A couple years ago I went just a wee bit crazy, spending too much time (and money) on eBay bidding on airline ads from the 1960’s and 1970’s. They were big and bright and colorful and they said things like: “fly me,” “just a working girl working,” “think of her as your mother.” They were sexy and sexist, totally wrong, and yet so right — at the time. I loved them. Still do. Had them framed. Hung them on the wall. And then, last year, tucked them away in a drawer for safe keeping (and a clutter free office). I think of one of those ads often whenever I hear people complaining about the price of airline tickets, or whenever I read articles like the one by Dan Reed in USA TODAY entitled “Airline Tickets Soar This Summer” that was featured on AOL with the caption, “Passengers Can’t Bear to Look.”
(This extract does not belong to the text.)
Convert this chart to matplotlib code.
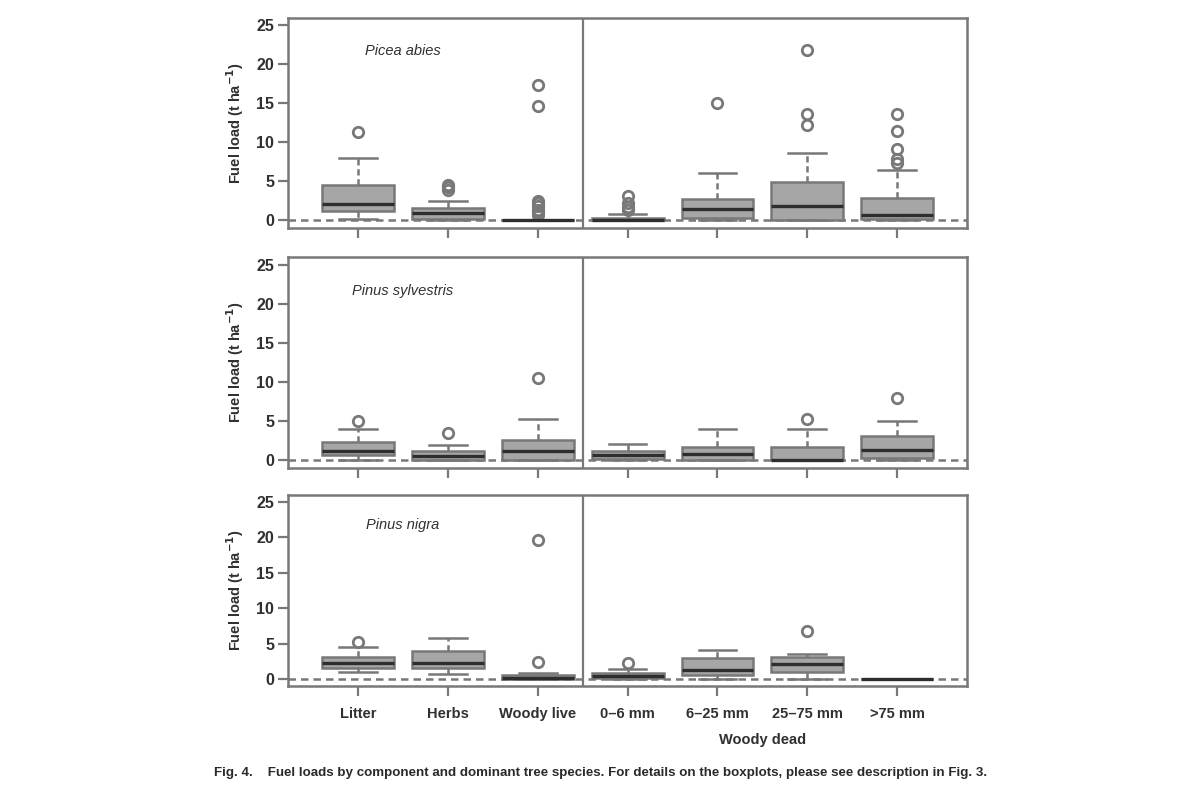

Well I’ve got something for those passengers to look at, something that may force them to rethink the definition of soaring ticket prices. I mean, soaring? Don’t you think we’re being a bit dramatic here? Especially when people are willing to spend hundreds of dollars on fast food, botox, designer clothes, and even video games for the kids. Give me a break. Because the ad, the one I mentioned above from 1950, lists the price of a ticket from New York to Paris for $326. Please, can anyone tell me, what else out there costs the exact same price as it did over fifty years ago?

Precisely.

Yeah, I know, service in the air has gone down hill big time. You don’t have to tell me. I live it every time I put on my uniform. In fact, I spend most of my time at work apologizing because we don’t have this and we don’t have that to a flight full of miserably cramped passengers. I feel for those passengers. I really do. It’s gotten bad out there. Worse than bad. Flying, today, is just not what it used to be, for everyone involved – passengers and crew alike.
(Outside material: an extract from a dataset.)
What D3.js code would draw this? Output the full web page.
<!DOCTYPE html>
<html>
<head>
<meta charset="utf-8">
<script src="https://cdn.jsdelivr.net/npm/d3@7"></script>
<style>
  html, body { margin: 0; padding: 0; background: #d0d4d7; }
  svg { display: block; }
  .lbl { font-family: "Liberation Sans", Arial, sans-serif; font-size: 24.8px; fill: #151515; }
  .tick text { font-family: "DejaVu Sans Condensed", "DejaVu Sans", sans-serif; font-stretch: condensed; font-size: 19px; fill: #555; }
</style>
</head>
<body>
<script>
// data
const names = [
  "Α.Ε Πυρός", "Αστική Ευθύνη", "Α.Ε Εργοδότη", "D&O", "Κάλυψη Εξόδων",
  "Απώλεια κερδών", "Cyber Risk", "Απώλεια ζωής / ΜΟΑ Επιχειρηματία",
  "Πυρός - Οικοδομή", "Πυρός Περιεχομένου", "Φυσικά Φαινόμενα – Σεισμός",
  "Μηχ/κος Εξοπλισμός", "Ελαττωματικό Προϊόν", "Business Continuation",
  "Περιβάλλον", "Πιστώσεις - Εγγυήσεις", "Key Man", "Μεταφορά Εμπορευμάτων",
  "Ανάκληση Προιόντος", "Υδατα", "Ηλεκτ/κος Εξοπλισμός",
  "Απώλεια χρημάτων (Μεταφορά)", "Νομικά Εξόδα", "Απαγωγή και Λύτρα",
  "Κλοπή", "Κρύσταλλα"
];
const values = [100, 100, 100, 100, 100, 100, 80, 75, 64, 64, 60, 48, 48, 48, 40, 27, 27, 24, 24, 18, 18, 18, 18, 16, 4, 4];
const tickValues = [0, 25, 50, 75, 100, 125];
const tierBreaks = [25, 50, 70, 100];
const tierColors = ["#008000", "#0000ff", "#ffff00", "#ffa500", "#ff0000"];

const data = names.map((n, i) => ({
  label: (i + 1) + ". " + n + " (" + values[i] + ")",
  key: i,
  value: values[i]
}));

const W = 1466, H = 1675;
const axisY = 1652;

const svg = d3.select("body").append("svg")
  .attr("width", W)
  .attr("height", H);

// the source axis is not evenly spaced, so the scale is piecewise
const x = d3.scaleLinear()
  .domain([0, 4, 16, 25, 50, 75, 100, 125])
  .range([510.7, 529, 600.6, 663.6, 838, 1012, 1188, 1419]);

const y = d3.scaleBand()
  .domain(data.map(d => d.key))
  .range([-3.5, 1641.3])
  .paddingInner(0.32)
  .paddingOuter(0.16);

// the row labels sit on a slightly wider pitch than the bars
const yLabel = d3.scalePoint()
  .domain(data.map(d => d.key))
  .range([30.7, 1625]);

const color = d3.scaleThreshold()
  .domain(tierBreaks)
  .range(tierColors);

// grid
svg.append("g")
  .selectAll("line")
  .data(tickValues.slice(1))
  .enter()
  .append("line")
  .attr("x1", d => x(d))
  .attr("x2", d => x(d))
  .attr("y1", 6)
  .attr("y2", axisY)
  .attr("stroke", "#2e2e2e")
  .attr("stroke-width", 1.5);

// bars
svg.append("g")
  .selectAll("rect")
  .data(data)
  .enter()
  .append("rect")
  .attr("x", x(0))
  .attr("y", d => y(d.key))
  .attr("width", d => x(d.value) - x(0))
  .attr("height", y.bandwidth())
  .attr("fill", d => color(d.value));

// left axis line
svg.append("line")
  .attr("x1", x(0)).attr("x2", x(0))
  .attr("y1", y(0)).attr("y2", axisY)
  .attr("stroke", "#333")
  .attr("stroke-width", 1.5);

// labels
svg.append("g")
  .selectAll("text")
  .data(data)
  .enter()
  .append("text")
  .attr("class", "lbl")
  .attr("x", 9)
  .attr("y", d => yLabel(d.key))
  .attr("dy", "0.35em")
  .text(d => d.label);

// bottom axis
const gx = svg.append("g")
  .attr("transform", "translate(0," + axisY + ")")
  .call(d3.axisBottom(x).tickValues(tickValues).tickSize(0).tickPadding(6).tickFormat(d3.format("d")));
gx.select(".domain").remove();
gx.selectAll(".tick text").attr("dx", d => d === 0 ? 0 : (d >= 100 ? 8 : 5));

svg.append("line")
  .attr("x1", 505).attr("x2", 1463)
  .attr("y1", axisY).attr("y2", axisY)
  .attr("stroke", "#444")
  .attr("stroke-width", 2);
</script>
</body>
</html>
But what gets me is that thirteen years ago I worked at a no frills airline called Sunjet International Airlines. The ticket price back then was $99 to fly one way from Dallas to Fort Lauderdale, Newark, or Long Beach. That was thirteen years ago. Fuel prices were 1/3 of what they are today. Keep in mind that price was on an airline that offered pretty much nothing but a seat (a broken seat covered in duct tape), a lot of delays (I’m not talking a few hours delayed, I’m talking two-day delays), lost luggage (or no luggage at all. What do you mean you checked bags?), and a burnt chocolate chip cookie, depending on who happened to be in the galley that day. Then, in 1995, I found myself working for a major US carrier, on probation for six months without flight privileges, in the month of December. The price of a ticket from New York to Dallas was oh just $800. In Coach. Needless to say, I didn’t get make it home for Christmas that year.
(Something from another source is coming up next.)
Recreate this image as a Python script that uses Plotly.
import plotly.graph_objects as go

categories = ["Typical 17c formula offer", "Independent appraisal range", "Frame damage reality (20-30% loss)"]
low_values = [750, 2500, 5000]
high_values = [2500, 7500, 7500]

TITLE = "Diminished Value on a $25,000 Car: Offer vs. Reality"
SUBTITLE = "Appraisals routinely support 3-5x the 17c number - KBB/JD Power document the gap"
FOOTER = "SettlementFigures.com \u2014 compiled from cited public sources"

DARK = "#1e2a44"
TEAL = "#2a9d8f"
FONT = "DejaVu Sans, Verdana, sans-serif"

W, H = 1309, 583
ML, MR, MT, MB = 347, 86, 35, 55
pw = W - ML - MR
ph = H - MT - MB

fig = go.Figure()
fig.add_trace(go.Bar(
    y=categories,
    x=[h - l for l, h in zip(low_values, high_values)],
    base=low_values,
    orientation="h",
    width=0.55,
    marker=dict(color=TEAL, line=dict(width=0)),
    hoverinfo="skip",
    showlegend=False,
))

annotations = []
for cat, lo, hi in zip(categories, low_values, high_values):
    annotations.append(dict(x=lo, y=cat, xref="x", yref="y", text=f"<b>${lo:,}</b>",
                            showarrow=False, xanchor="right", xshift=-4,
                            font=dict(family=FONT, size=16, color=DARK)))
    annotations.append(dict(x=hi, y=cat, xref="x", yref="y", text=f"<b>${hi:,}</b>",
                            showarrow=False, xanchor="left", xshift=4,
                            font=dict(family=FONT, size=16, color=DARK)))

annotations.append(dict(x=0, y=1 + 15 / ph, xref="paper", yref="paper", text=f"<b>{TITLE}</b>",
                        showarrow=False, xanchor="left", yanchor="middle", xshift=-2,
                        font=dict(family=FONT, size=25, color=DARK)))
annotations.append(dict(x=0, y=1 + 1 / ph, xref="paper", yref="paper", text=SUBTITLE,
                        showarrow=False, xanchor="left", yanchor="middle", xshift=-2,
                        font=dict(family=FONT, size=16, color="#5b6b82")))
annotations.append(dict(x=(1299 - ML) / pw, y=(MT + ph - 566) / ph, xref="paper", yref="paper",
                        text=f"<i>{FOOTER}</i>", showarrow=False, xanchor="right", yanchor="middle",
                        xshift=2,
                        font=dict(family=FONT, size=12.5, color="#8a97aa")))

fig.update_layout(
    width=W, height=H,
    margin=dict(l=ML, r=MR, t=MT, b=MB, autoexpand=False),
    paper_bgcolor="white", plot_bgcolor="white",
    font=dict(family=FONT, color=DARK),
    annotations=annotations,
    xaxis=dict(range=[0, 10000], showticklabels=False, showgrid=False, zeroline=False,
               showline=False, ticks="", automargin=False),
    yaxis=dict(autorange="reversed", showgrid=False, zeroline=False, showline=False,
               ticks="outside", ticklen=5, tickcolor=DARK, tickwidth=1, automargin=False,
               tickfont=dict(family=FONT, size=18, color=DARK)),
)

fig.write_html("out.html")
Now flash forward thirteen years and you can fly nonstop on a major carrier from New York to Los Angeles for as little as $235 round trip. I’m sorry, but that’s not bad. In fact, it’s so not bad that I just bought myself a seat on that same flight (even though I’m able to fly standby for free) I challenge anyone to drive that same distance for less money. Yes, airline ticket prices are up 200% from last year, but when you realize they were down 700%, that’s still a good ticket price! So when someone writes a piece about the “soaring” ticket prices of today, I have to shake my head and think, how soon we all forget.